» **Given task**: Locate the line bearing "Generate a Python" in the material below, then reproduce it and each following line up to and including the line bearing "plt.rcParams['mathtext.default'] = 'regular'".

————————

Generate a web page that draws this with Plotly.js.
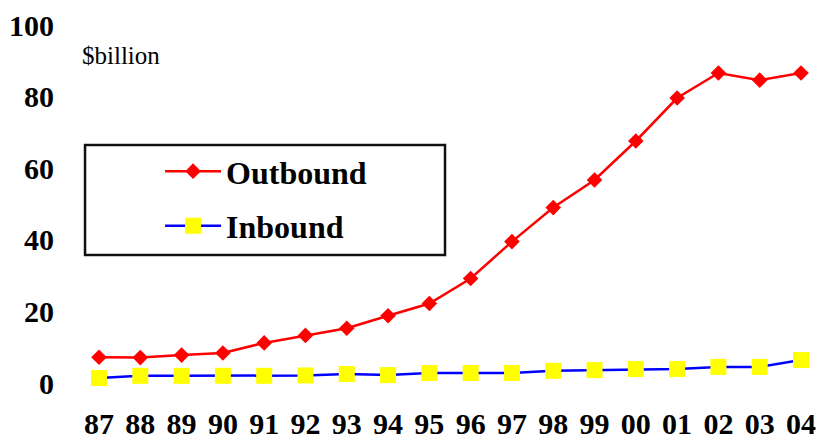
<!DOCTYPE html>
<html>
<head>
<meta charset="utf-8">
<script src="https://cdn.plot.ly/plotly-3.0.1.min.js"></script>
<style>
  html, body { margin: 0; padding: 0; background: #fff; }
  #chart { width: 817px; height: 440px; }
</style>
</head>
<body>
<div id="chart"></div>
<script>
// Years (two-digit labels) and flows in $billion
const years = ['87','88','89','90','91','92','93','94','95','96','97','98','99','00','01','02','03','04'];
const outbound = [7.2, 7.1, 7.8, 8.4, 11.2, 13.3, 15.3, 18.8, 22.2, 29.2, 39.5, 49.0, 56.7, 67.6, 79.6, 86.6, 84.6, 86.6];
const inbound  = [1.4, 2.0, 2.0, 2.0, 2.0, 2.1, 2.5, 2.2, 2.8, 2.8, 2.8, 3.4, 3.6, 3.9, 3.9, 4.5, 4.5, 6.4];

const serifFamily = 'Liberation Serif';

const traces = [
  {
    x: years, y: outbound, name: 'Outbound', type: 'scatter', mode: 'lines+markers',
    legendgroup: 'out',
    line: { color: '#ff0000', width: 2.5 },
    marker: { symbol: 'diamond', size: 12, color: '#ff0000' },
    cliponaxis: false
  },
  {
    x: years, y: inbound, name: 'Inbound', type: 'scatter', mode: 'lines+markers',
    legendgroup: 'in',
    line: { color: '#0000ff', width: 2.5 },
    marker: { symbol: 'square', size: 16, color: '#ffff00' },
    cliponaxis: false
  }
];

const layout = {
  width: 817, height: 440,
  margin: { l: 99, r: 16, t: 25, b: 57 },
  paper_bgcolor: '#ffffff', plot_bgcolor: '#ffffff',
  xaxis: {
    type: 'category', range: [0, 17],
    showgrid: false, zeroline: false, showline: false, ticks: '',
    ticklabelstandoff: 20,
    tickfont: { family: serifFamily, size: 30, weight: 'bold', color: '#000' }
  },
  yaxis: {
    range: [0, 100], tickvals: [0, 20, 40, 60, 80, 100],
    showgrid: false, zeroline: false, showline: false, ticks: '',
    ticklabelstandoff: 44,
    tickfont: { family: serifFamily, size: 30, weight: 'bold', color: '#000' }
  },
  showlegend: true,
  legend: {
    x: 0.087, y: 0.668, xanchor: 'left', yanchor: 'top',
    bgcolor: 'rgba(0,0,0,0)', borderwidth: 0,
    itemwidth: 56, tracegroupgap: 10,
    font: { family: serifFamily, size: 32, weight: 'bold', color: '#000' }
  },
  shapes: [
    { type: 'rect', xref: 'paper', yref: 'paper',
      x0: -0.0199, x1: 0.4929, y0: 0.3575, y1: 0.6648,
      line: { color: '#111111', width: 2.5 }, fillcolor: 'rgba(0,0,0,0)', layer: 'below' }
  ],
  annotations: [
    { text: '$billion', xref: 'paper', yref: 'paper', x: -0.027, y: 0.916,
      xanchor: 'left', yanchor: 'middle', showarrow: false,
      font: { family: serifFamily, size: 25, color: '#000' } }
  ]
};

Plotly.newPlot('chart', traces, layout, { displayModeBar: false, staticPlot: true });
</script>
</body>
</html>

————————

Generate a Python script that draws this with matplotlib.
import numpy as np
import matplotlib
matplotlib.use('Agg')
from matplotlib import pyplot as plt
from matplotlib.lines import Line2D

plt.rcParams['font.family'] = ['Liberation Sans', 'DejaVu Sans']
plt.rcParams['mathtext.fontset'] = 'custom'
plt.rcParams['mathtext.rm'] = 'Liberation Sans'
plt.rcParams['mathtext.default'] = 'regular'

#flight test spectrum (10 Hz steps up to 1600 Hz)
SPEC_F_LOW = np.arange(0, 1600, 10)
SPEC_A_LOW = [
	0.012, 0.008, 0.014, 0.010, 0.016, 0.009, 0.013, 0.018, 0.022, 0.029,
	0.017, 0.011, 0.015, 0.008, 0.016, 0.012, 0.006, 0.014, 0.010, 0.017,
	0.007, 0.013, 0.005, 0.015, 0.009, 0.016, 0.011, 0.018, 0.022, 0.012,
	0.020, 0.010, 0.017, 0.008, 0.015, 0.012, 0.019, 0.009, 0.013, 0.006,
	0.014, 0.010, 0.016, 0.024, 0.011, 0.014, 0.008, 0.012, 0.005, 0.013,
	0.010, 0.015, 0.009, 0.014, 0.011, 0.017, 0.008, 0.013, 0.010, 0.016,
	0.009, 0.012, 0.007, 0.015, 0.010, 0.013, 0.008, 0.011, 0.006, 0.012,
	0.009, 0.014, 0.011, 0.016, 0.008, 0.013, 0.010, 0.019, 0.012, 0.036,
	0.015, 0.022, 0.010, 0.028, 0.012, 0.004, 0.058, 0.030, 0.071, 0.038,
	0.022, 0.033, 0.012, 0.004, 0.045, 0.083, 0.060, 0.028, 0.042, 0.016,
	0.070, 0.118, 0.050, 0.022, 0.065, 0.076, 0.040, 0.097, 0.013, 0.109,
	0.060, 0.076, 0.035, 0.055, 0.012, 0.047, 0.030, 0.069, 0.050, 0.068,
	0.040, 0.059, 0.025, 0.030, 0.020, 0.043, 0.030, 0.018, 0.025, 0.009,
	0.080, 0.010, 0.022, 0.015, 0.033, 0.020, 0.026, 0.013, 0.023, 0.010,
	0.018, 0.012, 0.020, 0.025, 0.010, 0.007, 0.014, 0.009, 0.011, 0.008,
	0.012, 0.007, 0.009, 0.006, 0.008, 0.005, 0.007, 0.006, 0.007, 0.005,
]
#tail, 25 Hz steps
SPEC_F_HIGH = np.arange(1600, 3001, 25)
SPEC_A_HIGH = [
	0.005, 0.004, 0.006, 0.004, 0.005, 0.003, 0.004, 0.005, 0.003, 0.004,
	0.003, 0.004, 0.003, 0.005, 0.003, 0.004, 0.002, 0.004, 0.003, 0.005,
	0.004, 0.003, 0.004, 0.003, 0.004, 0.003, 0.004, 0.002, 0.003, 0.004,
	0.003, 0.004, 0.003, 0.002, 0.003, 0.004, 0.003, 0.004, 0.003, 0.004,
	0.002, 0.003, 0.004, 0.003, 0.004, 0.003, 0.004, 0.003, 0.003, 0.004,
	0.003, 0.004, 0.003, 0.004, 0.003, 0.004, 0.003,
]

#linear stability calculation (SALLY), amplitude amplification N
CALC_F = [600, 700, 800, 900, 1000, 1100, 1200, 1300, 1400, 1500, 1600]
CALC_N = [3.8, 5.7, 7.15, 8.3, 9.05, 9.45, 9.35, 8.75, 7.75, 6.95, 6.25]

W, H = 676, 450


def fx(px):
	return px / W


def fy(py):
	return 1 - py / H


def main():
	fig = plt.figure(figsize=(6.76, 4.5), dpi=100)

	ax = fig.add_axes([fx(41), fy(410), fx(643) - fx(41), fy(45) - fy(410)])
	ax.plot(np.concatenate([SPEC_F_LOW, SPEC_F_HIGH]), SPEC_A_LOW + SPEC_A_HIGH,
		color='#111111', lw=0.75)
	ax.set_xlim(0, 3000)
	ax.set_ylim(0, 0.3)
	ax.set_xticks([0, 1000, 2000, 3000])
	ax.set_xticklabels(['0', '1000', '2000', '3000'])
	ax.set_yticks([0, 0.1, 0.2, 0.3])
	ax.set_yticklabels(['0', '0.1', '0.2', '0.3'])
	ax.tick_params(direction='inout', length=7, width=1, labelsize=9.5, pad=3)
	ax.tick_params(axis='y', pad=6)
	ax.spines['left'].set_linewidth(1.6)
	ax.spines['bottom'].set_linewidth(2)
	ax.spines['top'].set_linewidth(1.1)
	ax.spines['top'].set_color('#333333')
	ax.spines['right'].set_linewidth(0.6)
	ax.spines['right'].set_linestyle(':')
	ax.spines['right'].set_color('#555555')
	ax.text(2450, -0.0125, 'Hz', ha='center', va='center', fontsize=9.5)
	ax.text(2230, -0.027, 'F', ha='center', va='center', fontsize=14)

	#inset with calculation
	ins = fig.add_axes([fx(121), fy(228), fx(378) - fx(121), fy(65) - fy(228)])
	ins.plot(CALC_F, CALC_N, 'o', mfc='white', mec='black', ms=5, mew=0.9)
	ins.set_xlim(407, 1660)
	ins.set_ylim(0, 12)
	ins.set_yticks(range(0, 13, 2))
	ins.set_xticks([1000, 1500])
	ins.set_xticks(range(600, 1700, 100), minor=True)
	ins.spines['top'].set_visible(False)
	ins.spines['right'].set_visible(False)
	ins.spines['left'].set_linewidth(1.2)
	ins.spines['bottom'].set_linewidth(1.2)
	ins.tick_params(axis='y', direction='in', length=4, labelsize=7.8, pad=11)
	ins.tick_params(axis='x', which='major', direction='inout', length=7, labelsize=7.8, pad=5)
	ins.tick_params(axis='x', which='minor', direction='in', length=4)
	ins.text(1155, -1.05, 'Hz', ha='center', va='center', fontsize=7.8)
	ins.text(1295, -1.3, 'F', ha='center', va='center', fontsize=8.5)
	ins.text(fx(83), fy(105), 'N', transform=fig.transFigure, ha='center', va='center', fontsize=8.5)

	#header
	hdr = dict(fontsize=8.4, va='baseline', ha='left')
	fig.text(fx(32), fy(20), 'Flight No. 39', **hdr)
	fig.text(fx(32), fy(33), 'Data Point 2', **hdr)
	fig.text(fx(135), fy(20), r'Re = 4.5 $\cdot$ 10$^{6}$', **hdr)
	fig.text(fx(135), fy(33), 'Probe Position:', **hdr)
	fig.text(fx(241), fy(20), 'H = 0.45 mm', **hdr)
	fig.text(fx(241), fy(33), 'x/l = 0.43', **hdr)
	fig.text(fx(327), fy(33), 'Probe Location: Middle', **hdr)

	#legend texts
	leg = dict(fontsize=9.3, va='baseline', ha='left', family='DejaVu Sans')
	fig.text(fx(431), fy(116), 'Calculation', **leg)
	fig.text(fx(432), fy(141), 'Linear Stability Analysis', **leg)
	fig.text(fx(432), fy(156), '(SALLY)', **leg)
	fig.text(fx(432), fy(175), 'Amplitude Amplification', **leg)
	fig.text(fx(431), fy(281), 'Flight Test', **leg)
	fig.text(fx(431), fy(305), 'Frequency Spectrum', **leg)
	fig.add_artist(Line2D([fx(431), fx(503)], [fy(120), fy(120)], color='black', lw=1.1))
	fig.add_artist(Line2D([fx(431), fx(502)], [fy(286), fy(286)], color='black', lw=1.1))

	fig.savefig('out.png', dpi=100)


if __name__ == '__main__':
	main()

————————

» **Task result**:
Generate a Python script that draws this with matplotlib.
import numpy as np
import matplotlib
matplotlib.use('Agg')
from matplotlib import pyplot as plt
from matplotlib.lines import Line2D

plt.rcParams['font.family'] = ['Liberation Sans', 'DejaVu Sans']
plt.rcParams['mathtext.fontset'] = 'custom'
plt.rcParams['mathtext.rm'] = 'Liberation Sans'
plt.rcParams['mathtext.default'] = 'regular'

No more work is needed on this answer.